We've all dealt with hero programmers--not a fun job. We've also all been in situations where the code that you've produced gets hammered by criticism--whether an application failure or a missed requirement--and we've also been in that same situation where the result of the code was directly affected by restraints or deficits in resources, changes in requirements, missing documentation, etc. Nothing feels worse than pouring your heart into building an application--dedicating your time and your mindfulness--only to have others throw criticism at it. An attack on your code feels like an attack on you, and it's hard not to take that personally.
I've recently become a fan of Offscreen Magazine--an excellent indie magazine well worth the added price you pay to support indie projects (I encourage everyone to give it a read). In issue 13, Offscreen reprints the Ten Commandments of Egoless Programming by Gerald M. Weinberg from his book the Psychology of Computer Programming. These Ten Commandments struck a cord with me as a programmer, and are important things that programmers, project managers, and stakeholders should keep in mind during the project lifecycle.
There are many gems in these Ten Commandments--many of them pushing against hero programmers, ninjas, and those who wield titles like a badge of absolute, objective "rightness." Weinberg encourages us to acknowledge that, as programmers, we make mistakes, no matter how good we think we are, and that we want to try to focus on catching and tackling those mistakes well before deployment to production.
Change is a constant in the world and Weinberg wants us to face it with a smile, understanding that change will happen, whether from a new requirement or some new technology. It is better to embrace that change than to fight against it.
It is only knowledge that creates authority--not somebody's position-- and it important for people to understand that to create an environment of respect, one must create an environment of knowledge, that will lead to an egoless programming environment.
You are not your code. Let's say that again: you are not your code. As mentioned above, I've often struggled with the political game that begins to fault a project. I take that personally, but really, I shouldn't. On top of that, don't be stressed out or standoffish about code reviews or when people point out bugs. They're trying to help. It's not about you, personally.
Whether you're a ninja, wizard, or rock star (I really, REALLY hate those labels in technology), take note that there is always somebody out there who knows more than you, so don't turn down any opportunities to gain new knowledge and insights.
It is important to fight for what you believe in, but unless it's your company, know when to accept defeat. You will be overruled on occasion. Accept it. More than that, stay humble if your ideas are rejected, but they later turn out to be the right ideas. This is just a part of growth.
There is a difference between refactoring code and rewriting it. You should strive to make code better, but don't rewrite code just to rewrite it, or to make it your own. Weinberg wants us to remember to not rewrite code without consultation.
Modern technology lecturing refers to dark matter developers as those that aren't involved in speaking, hackathons, or any kind of coding engagements, but sit there, do their work, and check-in their code. That's great, but be sure that you aren't being the programmer in the corner. In lean and agile environments, collaboration is key, so staying in the basement and only peeking your head out for refills of your Mountain Dew isn't the best of ideas for personal growth and success.

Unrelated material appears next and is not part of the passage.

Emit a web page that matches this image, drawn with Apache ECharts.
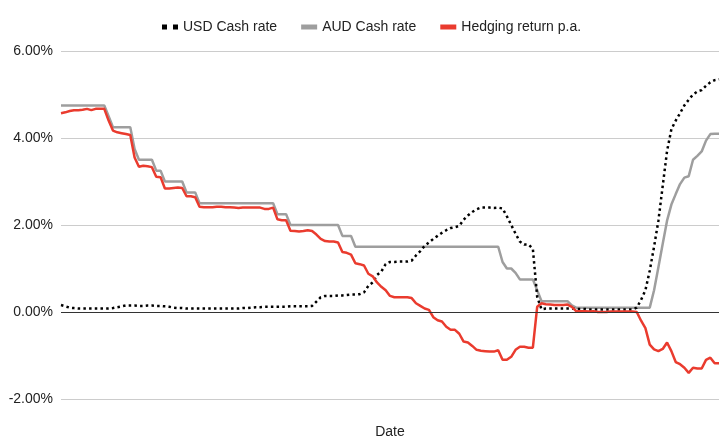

There are people that will know more than you. There are also people who will know less than you. Treat those people with respect. Programmers already have reputations of being condescending and brutal towards non-technical people. Don't be that guy.
Last, but perhaps most important when it comes to programmer-to-programmer relations is to critique the code and not the coder. Focus on improving code, improving patterns, and creating better practices. Don't let the critique degrade into criticism of work habits or a lack of knowledge. Be kind.
These commandments were created back in the early 70's, and they are still incredibly relevant today. In fact, they might be more relevant today then they've ever been. Keep them handy. In the end, they'll make you a better programmer and a better co-worker.